There are lots of reasons to keep pets. Research says that sitting petting a dog or cat brings down stress levels and lowers blood pressure. There’s even a piece a research that says staring into your dog’s eyes causes a release of endorphin in both the owner and the dog, giving them both a feel-good high. I’ve tried it, and when I can persuade my little man to concentrate long enough it does seem to work. There’s also nothing like arriving home to an enthusiastic welcome – somebody loves me.
One of the main reasons I got Barnaby, a five-kilogram bundle of Maltese-poodle cross, was to make me get out walking. He likes his walks, but mainly to stop every few metres to sniff the recent pee-mails. Getting him to do a brisk walk for any distance is just about impossible. The only place I can do it is at the local park. I put him a on his extender lead and walk. He gets to sniff trees etc and then catch up, even then sometimes there are so many messages left around a tree trunk that it takes a while to pick up them all. It’s a constant battle.

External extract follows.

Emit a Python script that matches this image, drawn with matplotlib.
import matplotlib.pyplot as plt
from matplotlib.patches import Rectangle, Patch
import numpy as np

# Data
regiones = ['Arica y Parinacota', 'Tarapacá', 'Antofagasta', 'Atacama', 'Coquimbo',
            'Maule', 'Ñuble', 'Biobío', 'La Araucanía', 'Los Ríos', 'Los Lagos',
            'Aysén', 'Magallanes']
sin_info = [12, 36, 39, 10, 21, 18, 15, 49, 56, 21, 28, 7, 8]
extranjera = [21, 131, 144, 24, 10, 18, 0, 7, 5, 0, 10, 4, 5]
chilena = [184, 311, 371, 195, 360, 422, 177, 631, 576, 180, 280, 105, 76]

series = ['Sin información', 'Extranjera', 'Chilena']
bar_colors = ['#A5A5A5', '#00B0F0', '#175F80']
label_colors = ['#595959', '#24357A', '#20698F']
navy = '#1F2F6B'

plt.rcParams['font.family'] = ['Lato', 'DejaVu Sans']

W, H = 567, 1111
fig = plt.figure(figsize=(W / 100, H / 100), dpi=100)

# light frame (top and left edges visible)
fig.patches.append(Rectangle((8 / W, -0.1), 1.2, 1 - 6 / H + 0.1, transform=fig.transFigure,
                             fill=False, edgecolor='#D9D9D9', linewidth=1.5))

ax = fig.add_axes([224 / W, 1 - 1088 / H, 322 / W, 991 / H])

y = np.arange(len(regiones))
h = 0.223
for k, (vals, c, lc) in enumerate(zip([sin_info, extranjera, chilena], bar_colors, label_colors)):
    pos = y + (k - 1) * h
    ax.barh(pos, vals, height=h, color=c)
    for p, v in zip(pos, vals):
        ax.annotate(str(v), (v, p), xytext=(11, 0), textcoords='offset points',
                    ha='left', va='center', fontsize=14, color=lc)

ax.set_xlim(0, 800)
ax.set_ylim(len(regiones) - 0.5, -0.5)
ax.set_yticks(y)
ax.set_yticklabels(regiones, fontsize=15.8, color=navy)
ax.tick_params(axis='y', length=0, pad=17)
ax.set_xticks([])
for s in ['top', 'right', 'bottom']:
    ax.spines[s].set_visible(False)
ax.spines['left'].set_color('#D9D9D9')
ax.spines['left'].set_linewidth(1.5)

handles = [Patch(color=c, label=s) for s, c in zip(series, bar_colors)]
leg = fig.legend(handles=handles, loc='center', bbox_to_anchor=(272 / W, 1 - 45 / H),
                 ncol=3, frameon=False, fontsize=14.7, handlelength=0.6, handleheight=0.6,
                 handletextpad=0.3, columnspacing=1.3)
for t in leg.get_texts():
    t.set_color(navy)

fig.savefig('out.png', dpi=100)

The other problem is that he doesn’t like getting out of bed – did he get that from me? Most mornings when I get up he will stubbornly lie in bed until I am showered and dressed, opened the house up, got ready to walk and arrive in the bedroom with his lead. If I’m lucky he will manage to lift his tail and give a couple of wags. Once the lead is on he wakes up and is ready to go. Unless it’s cold or wet and the dreaded coat has come out. He hates his coat. I wish I had one – dry-as-a-bone covering and sheepskin lining. He sulks for ages once it’s on and regularly tries to shake it off during the walk.
He always knows the time. Dinnertime and bedtime are marked by him coming and reminding me to get on with it with a push of his nose to my leg, or if I ignore that a sharp bark. Visitors cannot get to the front door without him being there and letting me know. He’s also tries to be bossy and if I go away and leave him with my daughter and her dog I get a good barking at to tell me off when I come back.

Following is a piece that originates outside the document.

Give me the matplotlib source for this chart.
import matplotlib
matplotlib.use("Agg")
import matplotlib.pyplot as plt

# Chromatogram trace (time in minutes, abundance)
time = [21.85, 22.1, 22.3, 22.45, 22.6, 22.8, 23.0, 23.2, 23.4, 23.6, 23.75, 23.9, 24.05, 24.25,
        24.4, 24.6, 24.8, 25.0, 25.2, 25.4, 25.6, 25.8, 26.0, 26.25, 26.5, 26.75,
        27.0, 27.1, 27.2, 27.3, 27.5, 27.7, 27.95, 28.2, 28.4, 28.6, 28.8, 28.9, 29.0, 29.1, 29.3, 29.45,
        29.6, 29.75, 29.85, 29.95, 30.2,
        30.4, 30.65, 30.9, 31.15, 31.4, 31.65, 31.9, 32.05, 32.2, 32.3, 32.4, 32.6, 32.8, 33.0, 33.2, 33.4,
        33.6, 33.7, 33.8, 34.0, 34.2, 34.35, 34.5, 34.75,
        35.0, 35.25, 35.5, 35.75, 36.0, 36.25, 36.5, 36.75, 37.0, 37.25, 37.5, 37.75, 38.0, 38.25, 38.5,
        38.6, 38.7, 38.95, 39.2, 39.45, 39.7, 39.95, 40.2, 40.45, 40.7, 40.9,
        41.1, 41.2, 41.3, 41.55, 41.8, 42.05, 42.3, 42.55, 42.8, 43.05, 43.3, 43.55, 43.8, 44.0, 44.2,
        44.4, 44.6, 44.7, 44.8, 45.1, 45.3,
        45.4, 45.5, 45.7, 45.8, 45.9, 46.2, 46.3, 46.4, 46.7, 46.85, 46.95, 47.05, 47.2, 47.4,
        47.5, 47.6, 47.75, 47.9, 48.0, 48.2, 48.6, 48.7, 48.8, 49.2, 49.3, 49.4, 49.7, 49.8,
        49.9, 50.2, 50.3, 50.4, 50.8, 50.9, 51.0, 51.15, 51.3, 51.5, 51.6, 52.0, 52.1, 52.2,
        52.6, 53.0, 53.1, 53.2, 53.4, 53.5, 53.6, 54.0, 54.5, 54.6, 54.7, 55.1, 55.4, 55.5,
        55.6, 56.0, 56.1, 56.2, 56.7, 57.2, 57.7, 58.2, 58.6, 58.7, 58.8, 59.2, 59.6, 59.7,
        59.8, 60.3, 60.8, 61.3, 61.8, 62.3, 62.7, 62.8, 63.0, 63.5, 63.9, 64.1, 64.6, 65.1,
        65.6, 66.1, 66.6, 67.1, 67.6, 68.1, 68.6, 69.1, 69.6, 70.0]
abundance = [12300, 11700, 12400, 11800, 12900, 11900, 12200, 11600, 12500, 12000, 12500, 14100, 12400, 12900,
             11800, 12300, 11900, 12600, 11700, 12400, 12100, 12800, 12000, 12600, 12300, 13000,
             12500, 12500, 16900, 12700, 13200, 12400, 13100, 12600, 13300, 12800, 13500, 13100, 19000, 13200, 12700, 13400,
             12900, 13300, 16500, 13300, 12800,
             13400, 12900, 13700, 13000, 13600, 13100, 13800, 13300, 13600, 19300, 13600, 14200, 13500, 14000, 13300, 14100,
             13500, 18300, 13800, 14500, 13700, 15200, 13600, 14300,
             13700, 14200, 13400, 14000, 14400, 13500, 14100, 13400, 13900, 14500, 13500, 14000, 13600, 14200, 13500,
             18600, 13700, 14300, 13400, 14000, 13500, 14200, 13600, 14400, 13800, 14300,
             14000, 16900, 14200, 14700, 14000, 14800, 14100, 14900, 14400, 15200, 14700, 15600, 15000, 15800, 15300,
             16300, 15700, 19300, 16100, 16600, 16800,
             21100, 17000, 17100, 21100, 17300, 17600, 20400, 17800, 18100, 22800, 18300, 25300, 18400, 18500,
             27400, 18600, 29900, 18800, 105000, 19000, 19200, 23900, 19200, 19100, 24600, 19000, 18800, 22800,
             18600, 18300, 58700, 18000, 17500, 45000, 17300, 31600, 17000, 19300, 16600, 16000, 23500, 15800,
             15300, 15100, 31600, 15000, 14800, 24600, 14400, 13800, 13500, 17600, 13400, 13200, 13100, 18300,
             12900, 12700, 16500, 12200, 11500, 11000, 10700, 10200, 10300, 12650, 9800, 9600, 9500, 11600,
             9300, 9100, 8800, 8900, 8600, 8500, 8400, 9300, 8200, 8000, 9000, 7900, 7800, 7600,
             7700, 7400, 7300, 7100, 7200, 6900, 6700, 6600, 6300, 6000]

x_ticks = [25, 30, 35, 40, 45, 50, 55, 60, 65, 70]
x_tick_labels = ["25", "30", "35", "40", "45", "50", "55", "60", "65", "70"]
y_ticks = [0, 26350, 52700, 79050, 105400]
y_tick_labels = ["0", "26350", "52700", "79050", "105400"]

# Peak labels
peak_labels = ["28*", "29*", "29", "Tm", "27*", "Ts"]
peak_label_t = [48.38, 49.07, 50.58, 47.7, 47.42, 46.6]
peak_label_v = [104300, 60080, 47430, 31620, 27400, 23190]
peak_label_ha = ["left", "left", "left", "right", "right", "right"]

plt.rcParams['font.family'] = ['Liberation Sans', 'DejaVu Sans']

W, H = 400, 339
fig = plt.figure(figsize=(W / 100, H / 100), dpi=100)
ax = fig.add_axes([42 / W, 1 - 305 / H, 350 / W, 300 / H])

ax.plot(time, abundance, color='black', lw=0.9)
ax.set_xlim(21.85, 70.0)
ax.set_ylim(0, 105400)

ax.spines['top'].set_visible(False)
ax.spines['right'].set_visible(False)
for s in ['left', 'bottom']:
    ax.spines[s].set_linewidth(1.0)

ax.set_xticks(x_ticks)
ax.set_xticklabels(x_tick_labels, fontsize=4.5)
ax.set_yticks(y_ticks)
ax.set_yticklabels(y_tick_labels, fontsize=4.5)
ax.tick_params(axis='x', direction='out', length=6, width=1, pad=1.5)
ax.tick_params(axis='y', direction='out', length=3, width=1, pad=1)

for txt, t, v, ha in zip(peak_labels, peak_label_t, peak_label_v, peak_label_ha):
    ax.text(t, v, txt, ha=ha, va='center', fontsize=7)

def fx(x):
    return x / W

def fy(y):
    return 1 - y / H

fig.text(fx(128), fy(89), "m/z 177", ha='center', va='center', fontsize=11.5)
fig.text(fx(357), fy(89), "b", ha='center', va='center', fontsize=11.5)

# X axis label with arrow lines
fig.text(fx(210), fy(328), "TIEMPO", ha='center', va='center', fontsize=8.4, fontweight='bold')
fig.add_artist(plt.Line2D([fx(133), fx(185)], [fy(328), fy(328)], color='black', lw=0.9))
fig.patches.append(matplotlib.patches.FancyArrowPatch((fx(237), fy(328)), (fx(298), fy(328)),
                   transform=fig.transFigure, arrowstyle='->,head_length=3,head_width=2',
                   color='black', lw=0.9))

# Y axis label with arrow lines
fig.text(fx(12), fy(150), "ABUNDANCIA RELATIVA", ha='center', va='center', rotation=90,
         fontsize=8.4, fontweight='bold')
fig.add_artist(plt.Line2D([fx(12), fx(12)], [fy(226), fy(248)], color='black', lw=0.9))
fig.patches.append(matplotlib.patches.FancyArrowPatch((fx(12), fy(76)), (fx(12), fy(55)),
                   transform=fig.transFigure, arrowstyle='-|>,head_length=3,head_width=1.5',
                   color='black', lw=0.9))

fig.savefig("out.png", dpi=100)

One of the unexpected pleasures and health benefits of Barnaby is that he makes me laugh. Just walking behind him and seeing his back legs delicately hitting the floor, spread out as if he’s really constipated is enough to make me giggle. But when I come into the lounge and all his animal toys are lying on the floor, each with a biscuit either on their tummies or beside them, it’s good for a laugh out loud. If the toys don’t eat their food he will go up to each in turn and keep shoving the biscuit at them until he gives up and eats it himself.
Barnaby is definitely good for me. He even helps me write – he’s lying on the spare room bed now fast asleep. The thought’s there anyway.